- Etymology: Toro
- Coordinates: 04°57′30.2″N 75°58′43.4″W﻿ / ﻿4.958389°N 75.978722°W
- Country: Colombia
- Region: Andean
- State: Risaralda, Valle del Cauca

Characteristics
- Range: Western Ranges, Andes
- Part of: Andean strike slip faults
- Length: 61.9 km (38.5 mi)
- Strike: 006.6 ± 8
- Dip: unknown
- Displacement: <0.2 mm (0.0079 in)/yr

Tectonics
- Plate: North Andean
- Status: Inactive
- Type: Strike-slip fault
- Movement: Sinistral
- Age: Quaternary
- Orogeny: Andean

= Toro Fault =

The Toro Fault (Falla de Toro) is a sinistral strike-slip fault in the departments of Valle del Cauca and Risaralda in western Colombia.

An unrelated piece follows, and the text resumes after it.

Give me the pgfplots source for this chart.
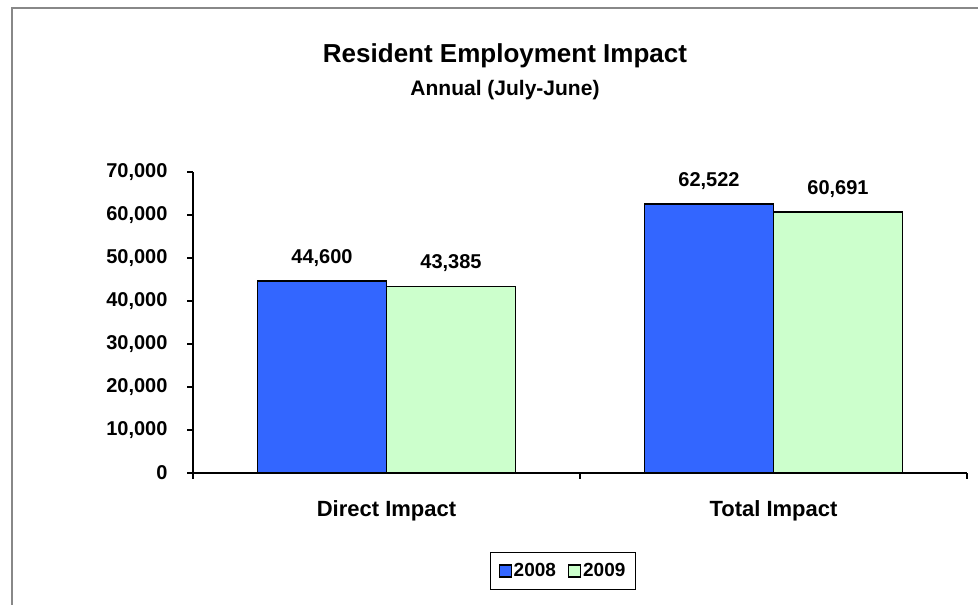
\documentclass[border=0pt]{standalone}
\usepackage{pgfplots}
\pgfplotsset{compat=1.18}
\usepackage{fontspec}
\setmainfont{Liberation Sans}
\definecolor{b08}{HTML}{3366FF}
\definecolor{g09}{HTML}{CCFFCC}
\definecolor{framegray}{HTML}{888888}
\begin{document}
\begin{tikzpicture}[x=1pt,y=1pt]
\useasboundingbox (0,0) rectangle (978,605);
\clip (0,0) rectangle (978,605);
\draw[framegray, line width=2pt] (12,-20) rectangle (1100,597);
\node[anchor=base, font=\fontsize{26}{30}\selectfont\bfseries] at (505,542) {Resident Employment Impact};
\node[anchor=base, font=\fontsize{21}{25}\selectfont\bfseries] at (505,509) {Annual (July-June)};
\begin{axis}[
  at={(193pt,132pt)}, anchor=south west,
  scale only axis, width=774pt, height=301pt,
  xmin=0, xmax=2, ymin=0, ymax=70000,
  axis lines*=left,
  axis line style={line width=1.5pt, black},
  tick align=outside, major tick length=6pt,
  tick style={line width=1.5pt, black},
  ytick={0,10000,20000,30000,40000,50000,60000,70000},
  scaled y ticks=false,
  /pgf/number format/1000 sep={,},
  /pgf/number format/fixed,
  /pgf/number format/assume math mode=true,
  yticklabel style={font=\fontsize{20}{24}\selectfont\bfseries, anchor=east, xshift=-16pt},
  xtick={0,1,2}, xticklabels={},
  extra x ticks={0.5,1.5},
  extra x tick labels={Direct Impact,Total Impact},
  extra x tick style={major tick length=0pt, xticklabel style={font=\fontsize{22}{26}\selectfont\bfseries, anchor=base, yshift=-44pt}},
  ybar, bar width=0.3333, bar shift=0pt,
  nodes near coords,
  nodes near coords style={font=\fontsize{20}{24}\selectfont\bfseries, anchor=base, yshift=18pt, black},
  legend columns=2,
  legend style={at={(0.478,-0.3256)}, anchor=center, draw=black, line width=1.5pt,
    font=\fontsize{19}{22}\selectfont\bfseries,
    inner xsep=8pt, inner ysep=9pt,
    /tikz/every even column/.append style={column sep=10pt}},
  legend image code/.code={\draw[#1, line width=1.2pt] (0pt,-6pt) rectangle (12pt,6pt);},
]
\addplot[fill=b08, draw=black, line width=1.5pt] coordinates {(0.3333,44600) (1.3333,62522)};
\addplot[fill=g09, draw=black, line width=1.5pt] coordinates {(0.6667,43385) (1.6667,60691)};
\legend{2008,2009}
\end{axis}
\end{tikzpicture}
\end{document}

The fault has a total length of 61.9 km and runs along an average north to south strike of 006.6 ± 8 in the Western Ranges of the Colombian Andes.

== Etymology ==
The fault is named after Toro, Valle del Cauca.

== Description ==
The Toro Fault cuts accreted oceanic rocks of the Western Ranges of the Colombian Andes, close to the Cauca River valley. It is one of the faults of the regional Cauca-Patía Fault System that bounds the eastern side of the Western Ranges along most of the range's length. This well developed fault trace has an eroded fault scarp, degraded triangular facets, and the fronts of spurs show evidence of sinistral deformation.